According to“Fire Ants Are Yet Another Hazard in Houston’s Flooded Streets” by Christine Hauser of The New York Times, “Shadowy alligators floated in yards. A man caught a fish in his house. Bats were pried from bridges. Livestock paddled through streets where they were once fleet of foot.”
Then there were the fire ants.
“The creepiest images to emerge were the rust-colored mounds formed by colonies of fire ants, the nightmarish spawn of the deadly storm that first made landfall last week.”
These shrewd pint-sized creatures managed to outsmart the deadliest of storms using the oldest of techniques; they stuck together, literally!
“They rose up from their underground tunnel systems and literally stuck together to survive, linking their claws and clinging to one another in massive rafts and balls that floated and spun in the current.”
What can you learn from these insects about protecting your portfolio and financial plan?
Fire ants unknowingly gave the ultimate lesson on diversification.
They survived by linking vulnerable separate parts into an impregnable wall.
“They do this by connecting with their legs — 100 ants means 600 legs — creating a springy network that repels liquid because of a coating on their bodies. They weave into a waterproof fabric.”
They drifted for days while they rode out the storm until sanity reemerged.
A diversified financial portfolio acts in a similar manner.
During a crisis higher risk assets like small and emerging market stocks could lose 50% or more of their value; contrast this to cash and high-quality bond positions which, at the very least, should provide neutral returns during a financial conflagration.
This process works in reverse. Cash or bond-heavy allocations provide returns that barely match inflation over long periods of time.
Like the spindly legs of the fire ants, both types of assets MUST work together for your money to survive the storms of a lengthy retirement.
As we observe below, returns are unpredictable. Common sense states holding all of these assets in a combination that coincides with your risk tolerance, savings rate, and time horizon.
The lesson from this crazy quilt is a reasonable asset allocation strategy connecting the small pieces provides the highest probability of avoiding disaster.
The question becomes who will be the “glue” that will hold this complicated puzzle together during all too frequent 100 year floods.
Process-driven, fee-only fiduciary financial advisors are at the top of the list.
They will keep you from breaking apart your financial colony at the worst possible time. Guiding you through inevitable natural and unnatural disasters that have gone on in markets since people began tracking them.
What are the main ingredients to look for to find such an advisor?

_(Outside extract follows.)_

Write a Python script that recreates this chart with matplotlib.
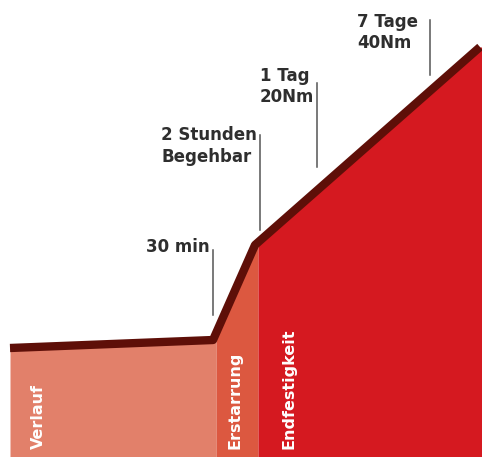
import matplotlib
matplotlib.use("Agg")
import matplotlib.pyplot as plt
import numpy as np

plt.rcParams['font.family'] = ['DejaVu Sans']

# profile of the strength curve (x position, height above bottom)
profile_x = [10, 213, 255, 480]
profile_h = [109, 117, 212, 410]

# stages: name, start, end, colour
stage_names = ["Verlauf", "Erstarrung", "Endfestigkeit"]
stage_edges = [10, 216, 258, 482]
stage_colors = ["#E2806A", "#DC5840", "#D51920"]

# milestone annotations: label, x of marker line, line bottom, line top
milestone_labels = ["30 min", "2 Stunden\nBegehbar", "1 Tag\n20Nm", "7 Tage\n40Nm"]
milestone_x = [213, 260, 317, 430]
milestone_low = [142, 227, 290, 382]
milestone_high = [207, 322, 374, 437]
label_right = [210, 257, 314, 418]
label_top = [219, 331, 390, 444]

fig = plt.figure(figsize=(4.82, 4.57), dpi=100)
ax = fig.add_axes([0, 0, 1, 1])
ax.set_xlim(0, 482)
ax.set_ylim(0, 457)
ax.axis('off')

for name, x0, x1, col in zip(stage_names, stage_edges[:-1], stage_edges[1:], stage_colors):
    xs = np.array([x0] + [p for p in profile_x if x0 < p < x1] + [x1], dtype=float)
    hs = np.interp(xs, profile_x, profile_h)
    ax.fill_between(xs, 0, hs, color=col, lw=0)

ax.plot(profile_x, profile_h, color="#5E0F08", lw=6, solid_capstyle='butt',
        solid_joinstyle='round', zorder=3)

label_pos = [(31, 8), (227, 8), (281, 8)]
for name, (lx, ly) in zip(stage_names, label_pos):
    ax.text(lx, ly, name, rotation=90, color="white", fontsize=11.5,
            fontweight='bold', ha='left', va='bottom')

for lab, mx, lo, hi, rx, ty in zip(milestone_labels, milestone_x, milestone_low,
                                   milestone_high, label_right, label_top):
    ax.plot([mx, mx], [lo, hi], color="#555555", lw=1.1)
    ax.text(rx, ty, lab, ha='right', va='top', multialignment='left',
            fontsize=12, fontweight='bold', color="#2E2E2E", linespacing=1.25)

fig.savefig("out.png", dpi=100)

As a start, someone who will:
- Manage your fear, greed, envy, and regret; not daily market noise.
- Shield you from the dangerous siren songs of the financial media, political hacks, and uninformed friends, and family.
- Provide a sane historical perspective on the crisis du jour.
- Explain in advance what investments you own and more importantly WHY you own them.
- Implement an evidence-based tactical strategy BEFORE the sh*t hits the fan.
- Focus you on things you CAN control like taxes, investment costs, diversification, and insurance.
- Speak to you in English, not some version of confuse-ese.
- Teach you how to ask the right questions.
- Create the best portfolio for you; one you will stick with.
Without a good advisor, the most meticulously crafted financial plan will rupture into dozens of spinning and ineffective pieces during the next financial super storm.
Like the lone wolf, your plan will perish when the long, cold winter arrives.
We have put together a pretty good squad to help you hold the line.
Henry Ford said it best, “Coming together is a beginning; keeping together is progress; working together is success.”
I promise, we don’t sting like fire ants.
If you are looking for a way to help those suffering from the effects of Hurricane Harvey, consider making a donation to the Houston Food Bank.